Directions for this task:
Leave out every picture, then output exactly the lines between the ones holding "Clone this chart in seaborn and matplotlib." and "0.42, 0.37, 0.34, 0.28, 0.25, 0.235, 0.225]", inclusive, and nothing beyond them.

Records for processing:
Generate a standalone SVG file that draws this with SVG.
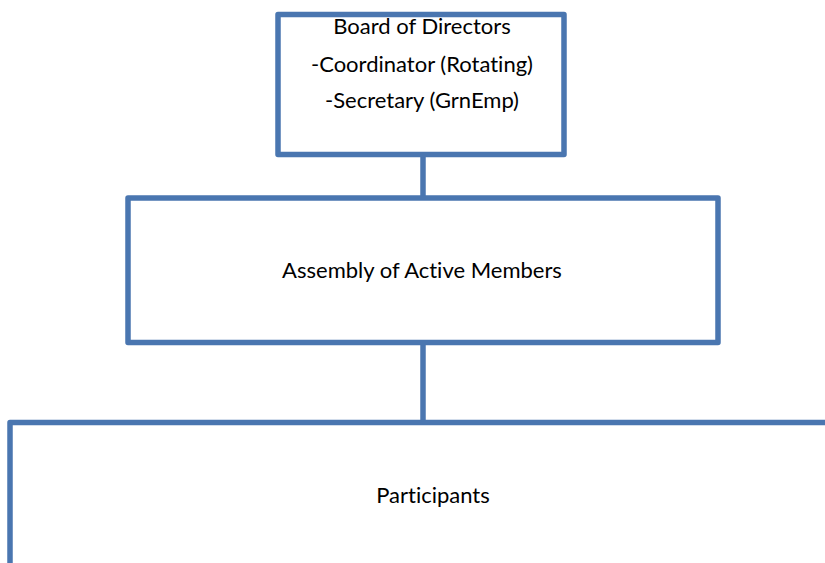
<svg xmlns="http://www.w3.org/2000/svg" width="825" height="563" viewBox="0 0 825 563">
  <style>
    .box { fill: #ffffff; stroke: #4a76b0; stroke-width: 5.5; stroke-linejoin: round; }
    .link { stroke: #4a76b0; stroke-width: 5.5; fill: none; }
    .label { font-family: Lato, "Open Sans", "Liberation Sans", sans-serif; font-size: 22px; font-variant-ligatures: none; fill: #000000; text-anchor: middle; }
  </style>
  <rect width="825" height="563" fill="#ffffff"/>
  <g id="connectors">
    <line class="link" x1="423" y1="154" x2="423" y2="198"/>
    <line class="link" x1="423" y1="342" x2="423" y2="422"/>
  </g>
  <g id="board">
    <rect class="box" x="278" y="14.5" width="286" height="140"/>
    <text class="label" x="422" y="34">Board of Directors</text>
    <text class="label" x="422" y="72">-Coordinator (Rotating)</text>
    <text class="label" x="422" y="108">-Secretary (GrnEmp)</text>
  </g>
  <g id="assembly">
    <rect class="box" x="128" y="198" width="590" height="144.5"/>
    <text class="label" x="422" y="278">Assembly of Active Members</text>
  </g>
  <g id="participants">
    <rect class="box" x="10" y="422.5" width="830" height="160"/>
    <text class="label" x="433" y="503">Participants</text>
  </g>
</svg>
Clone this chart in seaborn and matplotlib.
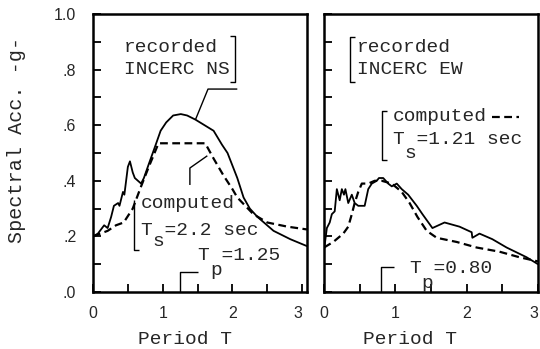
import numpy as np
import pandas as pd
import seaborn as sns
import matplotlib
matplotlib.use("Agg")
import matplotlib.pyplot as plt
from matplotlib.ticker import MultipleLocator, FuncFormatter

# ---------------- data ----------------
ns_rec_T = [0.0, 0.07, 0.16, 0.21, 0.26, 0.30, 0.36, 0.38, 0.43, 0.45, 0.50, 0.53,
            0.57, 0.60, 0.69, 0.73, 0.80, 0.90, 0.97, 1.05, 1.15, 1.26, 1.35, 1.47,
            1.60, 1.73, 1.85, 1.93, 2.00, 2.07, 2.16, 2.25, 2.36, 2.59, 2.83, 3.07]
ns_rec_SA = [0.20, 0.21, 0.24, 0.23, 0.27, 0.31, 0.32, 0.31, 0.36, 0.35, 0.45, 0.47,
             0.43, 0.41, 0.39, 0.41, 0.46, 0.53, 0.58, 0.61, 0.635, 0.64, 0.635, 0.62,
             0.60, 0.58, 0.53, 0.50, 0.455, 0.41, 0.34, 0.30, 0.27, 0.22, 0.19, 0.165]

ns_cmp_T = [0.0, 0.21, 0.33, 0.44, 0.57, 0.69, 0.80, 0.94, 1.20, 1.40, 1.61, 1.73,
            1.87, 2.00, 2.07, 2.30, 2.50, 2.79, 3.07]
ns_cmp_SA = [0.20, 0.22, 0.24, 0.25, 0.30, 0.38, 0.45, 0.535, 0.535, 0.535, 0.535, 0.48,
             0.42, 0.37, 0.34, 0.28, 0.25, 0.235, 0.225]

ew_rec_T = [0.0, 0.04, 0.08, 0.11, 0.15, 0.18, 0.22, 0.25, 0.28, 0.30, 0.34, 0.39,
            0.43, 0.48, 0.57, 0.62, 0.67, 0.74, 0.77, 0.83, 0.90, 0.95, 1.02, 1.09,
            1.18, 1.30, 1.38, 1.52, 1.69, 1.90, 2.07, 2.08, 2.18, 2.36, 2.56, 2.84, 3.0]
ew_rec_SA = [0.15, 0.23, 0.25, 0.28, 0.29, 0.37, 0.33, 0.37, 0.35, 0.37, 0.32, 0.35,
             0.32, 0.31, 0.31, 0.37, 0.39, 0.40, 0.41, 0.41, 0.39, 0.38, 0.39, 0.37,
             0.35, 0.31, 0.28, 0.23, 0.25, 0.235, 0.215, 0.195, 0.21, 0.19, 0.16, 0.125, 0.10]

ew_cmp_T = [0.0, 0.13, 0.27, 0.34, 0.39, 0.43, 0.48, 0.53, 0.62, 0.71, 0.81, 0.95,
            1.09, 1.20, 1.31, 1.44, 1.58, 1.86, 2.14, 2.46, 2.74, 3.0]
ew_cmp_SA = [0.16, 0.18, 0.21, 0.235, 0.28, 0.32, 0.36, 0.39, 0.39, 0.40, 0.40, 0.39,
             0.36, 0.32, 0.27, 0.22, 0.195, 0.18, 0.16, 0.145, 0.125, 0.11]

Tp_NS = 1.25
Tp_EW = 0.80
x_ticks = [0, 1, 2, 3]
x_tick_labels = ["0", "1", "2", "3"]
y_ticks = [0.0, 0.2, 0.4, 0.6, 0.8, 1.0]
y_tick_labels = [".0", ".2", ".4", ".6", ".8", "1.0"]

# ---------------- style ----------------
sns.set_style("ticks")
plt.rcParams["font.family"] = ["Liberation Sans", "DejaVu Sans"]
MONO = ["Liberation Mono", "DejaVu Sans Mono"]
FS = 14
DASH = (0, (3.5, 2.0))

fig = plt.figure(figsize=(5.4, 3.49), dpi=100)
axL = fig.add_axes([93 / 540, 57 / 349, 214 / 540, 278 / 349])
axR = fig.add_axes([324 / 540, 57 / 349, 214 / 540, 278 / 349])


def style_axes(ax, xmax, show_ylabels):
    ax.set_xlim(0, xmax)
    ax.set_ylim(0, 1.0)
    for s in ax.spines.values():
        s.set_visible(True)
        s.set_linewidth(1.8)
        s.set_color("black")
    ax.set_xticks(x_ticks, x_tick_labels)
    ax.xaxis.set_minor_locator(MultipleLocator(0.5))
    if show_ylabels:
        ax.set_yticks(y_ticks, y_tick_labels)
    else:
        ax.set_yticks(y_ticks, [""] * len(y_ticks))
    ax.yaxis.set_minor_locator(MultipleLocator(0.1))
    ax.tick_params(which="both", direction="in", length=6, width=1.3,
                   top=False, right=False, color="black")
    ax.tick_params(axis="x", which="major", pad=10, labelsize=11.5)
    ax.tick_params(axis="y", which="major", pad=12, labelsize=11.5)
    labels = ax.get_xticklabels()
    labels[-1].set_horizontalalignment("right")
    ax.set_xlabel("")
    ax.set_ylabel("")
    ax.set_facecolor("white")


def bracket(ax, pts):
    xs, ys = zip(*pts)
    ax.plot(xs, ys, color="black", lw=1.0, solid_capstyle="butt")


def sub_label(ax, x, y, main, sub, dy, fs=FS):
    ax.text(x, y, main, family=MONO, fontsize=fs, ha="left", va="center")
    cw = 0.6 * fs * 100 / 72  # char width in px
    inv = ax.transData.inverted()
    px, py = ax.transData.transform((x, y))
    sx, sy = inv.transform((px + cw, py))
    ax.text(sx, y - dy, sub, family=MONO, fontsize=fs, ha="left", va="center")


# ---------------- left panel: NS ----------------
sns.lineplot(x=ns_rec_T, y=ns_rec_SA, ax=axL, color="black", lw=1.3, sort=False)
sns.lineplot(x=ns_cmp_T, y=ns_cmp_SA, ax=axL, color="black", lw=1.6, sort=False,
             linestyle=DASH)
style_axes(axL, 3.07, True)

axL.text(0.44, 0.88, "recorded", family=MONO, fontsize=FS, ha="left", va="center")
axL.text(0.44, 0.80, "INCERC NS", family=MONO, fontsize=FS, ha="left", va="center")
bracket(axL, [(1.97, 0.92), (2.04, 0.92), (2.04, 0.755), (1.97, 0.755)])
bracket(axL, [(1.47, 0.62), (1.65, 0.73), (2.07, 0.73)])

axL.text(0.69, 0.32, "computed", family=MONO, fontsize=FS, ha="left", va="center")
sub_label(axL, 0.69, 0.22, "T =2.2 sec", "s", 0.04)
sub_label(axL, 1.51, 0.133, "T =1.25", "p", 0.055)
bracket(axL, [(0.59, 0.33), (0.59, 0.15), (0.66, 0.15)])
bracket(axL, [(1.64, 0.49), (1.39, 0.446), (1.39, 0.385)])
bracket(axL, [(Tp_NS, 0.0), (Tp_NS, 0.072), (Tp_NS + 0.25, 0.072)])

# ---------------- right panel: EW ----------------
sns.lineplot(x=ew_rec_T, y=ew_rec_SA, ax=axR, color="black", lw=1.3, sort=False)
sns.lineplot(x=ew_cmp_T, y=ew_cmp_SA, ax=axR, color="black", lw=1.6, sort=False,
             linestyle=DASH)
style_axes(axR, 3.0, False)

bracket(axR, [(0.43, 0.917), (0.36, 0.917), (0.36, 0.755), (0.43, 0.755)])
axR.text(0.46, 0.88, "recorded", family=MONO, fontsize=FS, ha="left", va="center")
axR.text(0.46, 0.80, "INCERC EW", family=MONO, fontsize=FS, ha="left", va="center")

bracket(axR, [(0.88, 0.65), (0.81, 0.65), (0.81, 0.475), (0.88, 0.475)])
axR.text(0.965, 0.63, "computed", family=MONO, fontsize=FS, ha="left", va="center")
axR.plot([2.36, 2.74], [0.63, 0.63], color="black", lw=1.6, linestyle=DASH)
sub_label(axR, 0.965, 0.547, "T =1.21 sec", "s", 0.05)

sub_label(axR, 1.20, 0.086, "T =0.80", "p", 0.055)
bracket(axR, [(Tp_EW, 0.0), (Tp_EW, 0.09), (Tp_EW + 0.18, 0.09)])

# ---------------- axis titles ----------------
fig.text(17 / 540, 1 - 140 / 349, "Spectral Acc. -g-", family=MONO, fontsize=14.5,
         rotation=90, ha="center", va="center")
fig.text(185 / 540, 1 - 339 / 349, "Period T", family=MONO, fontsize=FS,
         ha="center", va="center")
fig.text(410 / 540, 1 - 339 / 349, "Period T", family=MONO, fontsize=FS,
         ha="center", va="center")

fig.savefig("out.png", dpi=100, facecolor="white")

Solution for this exercise:
Clone this chart in seaborn and matplotlib.
import numpy as np
import pandas as pd
import seaborn as sns
import matplotlib
matplotlib.use("Agg")
import matplotlib.pyplot as plt
from matplotlib.ticker import MultipleLocator, FuncFormatter

# ---------------- data ----------------
ns_rec_T = [0.0, 0.07, 0.16, 0.21, 0.26, 0.30, 0.36, 0.38, 0.43, 0.45, 0.50, 0.53,
            0.57, 0.60, 0.69, 0.73, 0.80, 0.90, 0.97, 1.05, 1.15, 1.26, 1.35, 1.47,
            1.60, 1.73, 1.85, 1.93, 2.00, 2.07, 2.16, 2.25, 2.36, 2.59, 2.83, 3.07]
ns_rec_SA = [0.20, 0.21, 0.24, 0.23, 0.27, 0.31, 0.32, 0.31, 0.36, 0.35, 0.45, 0.47,
             0.43, 0.41, 0.39, 0.41, 0.46, 0.53, 0.58, 0.61, 0.635, 0.64, 0.635, 0.62,
             0.60, 0.58, 0.53, 0.50, 0.455, 0.41, 0.34, 0.30, 0.27, 0.22, 0.19, 0.165]

ns_cmp_T = [0.0, 0.21, 0.33, 0.44, 0.57, 0.69, 0.80, 0.94, 1.20, 1.40, 1.61, 1.73,
            1.87, 2.00, 2.07, 2.30, 2.50, 2.79, 3.07]
ns_cmp_SA = [0.20, 0.22, 0.24, 0.25, 0.30, 0.38, 0.45, 0.535, 0.535, 0.535, 0.535, 0.48,
             0.42, 0.37, 0.34, 0.28, 0.25, 0.235, 0.225]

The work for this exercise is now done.